Founded by then Rep. José Granados, the organization operated until 1986 and included among its leaders a wide array of prominent statehooders, such as attorney Zaida Hernández, who subsequently served as House Speaker and is currently an appellate court judge, attorney Nélida Jiménez Velázquez, also an appellate judge, then Senator Oreste Ramos, Jr., Sol Luis Descartes, a former Treasury Secretary under PDP Governor Luis Muñoz Marín, current Senate President Kenneth McClintock and attorney Luis Dávila Colón, currently Puerto Rico's most prominent political analyst.
Headquartered in a building near Puerto Rico's Capitol Building, the organization graduated over 8,000 statehooders from every municipality in Puerto Rico who took a ten-week long preparatory course on Puerto Rico statehood.
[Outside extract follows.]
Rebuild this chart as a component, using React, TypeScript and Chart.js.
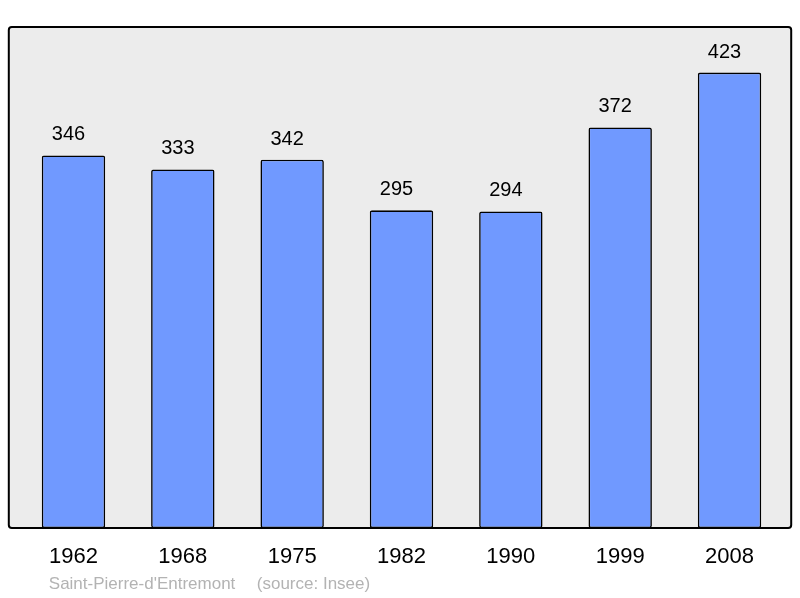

Many of these graduates served as instructors in simultaneous neighborhood meetings that at times attracted over 60,000 attendees the same night.
Although indepedent of the New Progressive Party, Gov. Carlos Romero Barceló lured donors away from supporting the Commission's work during the 1984 general election campaign, in reaction to the fact that a minority of its members sympathized with the Puerto Rico Renewal Party (PRP), an offshoot of the Governor's New Progressive Party (NPP), contributing to the organization's demise in 1986.